Cuando paseas por Kalsa, frente al puerto, estás en un antiguo barrio árabe. El propio nombre lo es. Por eso, no es extraña la alegría del obispo al comentarle Vella que el libro trata de la historia de los musulmanes de Sicilia, un periodo poco estudiado o poco difundido entre el gran público. Quizá, incluso, haya ocurrido como en España, en que ese periodo era marginado en el colegio como algo ajeno que tardamos ocho siglos en expulsar, cuando realmente es parte de nuestra esencia. En Sicilia, ese periodo fue menor que en España, lo que explicaría esa cierta ignorancia.
No dejes de leer el libro de Sciascia, que es un escritor siciliano: tiene su gracia.
En mi primer viaje, en agosto de 1996, mi hotel (el Joly, actualmente el NH Palermo) estaba en Kalsa, el barrio de los elegidos, que esa sería la traducción del término. Era el barrio de la aristocracia musulmana. Se asomaba al mar desde Foro Itálico, cerca del Botánico, al que me acerqué una tarde. Por encima de la muralla asomaban algunos vistosos edificios. Realicé una primera incursión que dejé reflejada en mis notas de aquella época:
El primer edificio es una torre de piedra de aspecto sólido. Es la Puerta de los Griegos, que atravieso por un arco donde reina un poco de frescura. Aprovecho para observar la plaza de la Kalsa. En el centro de la plaza unos niños juegan al fútbol sin importarles el calor pegajoso y agobiante. Al fondo, la Iglesia de Santa Teresa de Kalsa, una hermosa iglesia barroca con una fachada exquisitamente tallada. Más a la derecha, una calle sin mucho tráfico, invadida por mesas donde varios grupos de cincuentones aprovechan la sombra de uno de los edificios para jugar a lo que en España sería el mus o el dominó. Todas las casas de la derecha, de una sola planta, muestran un aspecto lamentable, sin pintar, con el revoco caído, con las puertas y las ventanas de madera totalmente desconchadas. En la esquina, un contenedor de basura, repleto, expulsa un olor pútrido, de descomposición de alimentos por el sol y el calor, y atrae la visita de moscas que realizan un vuelo rasante e insistente acompañadas de unas avispas que dan miedo. La zona parece los restos de una ciudad bombardeada, con escasos muros en pie y varios roídos por la metralla, las bombas o la desidia de los vecinos. No hay rastro de seres humanos, lo que da una sensación más sobrecogedora. Continuar conduciría a una ratonera, a una trampa, a una emboscada donde un grupo de palermitanos con navajas me dejarían sin un duro.

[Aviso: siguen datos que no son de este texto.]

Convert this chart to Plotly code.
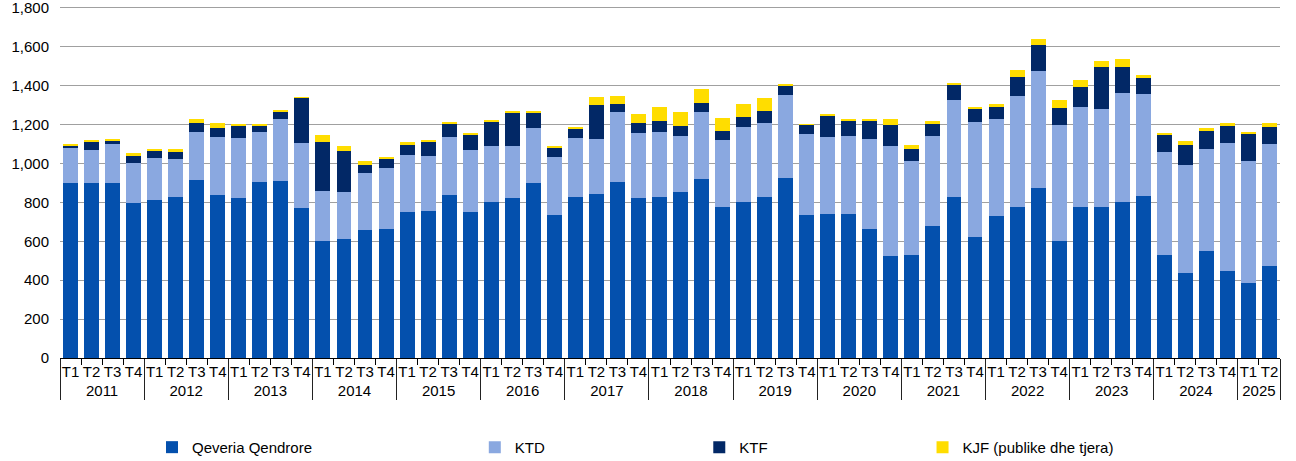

No quedé demasiado mal impresionado ya que regresé por la noche, después de cenar, a ese trazado medieval y caótico que se puede apreciar en varias zonas de la ciudad. Las plazas eran de todos los tamaños y formas geométricas y combinaban palacios e iglesias con casas casi insalubres que exhibían con orgullo la ropa interior de sus ocupantes, que aguantaban como podían el calor sofocante con un ventilador y un poco de buen humor. Muchos habían sacado las sillas a la calle en una escena costumbrista atrayente. No recuerdo haber sentido peligro.
Me asomé a los patios y me llamaron la atención las hornacinas religiosas. Quien rezaba un Ave María ante una de ellas conseguía una indulgencia de cuarenta días. Caminé por ese galimatías de callejuelas y plazas, logré identificar muchos de los edificios a mi regreso con ayuda de los planos y las guías, y continué hasta la confluencia de calles más hermosa.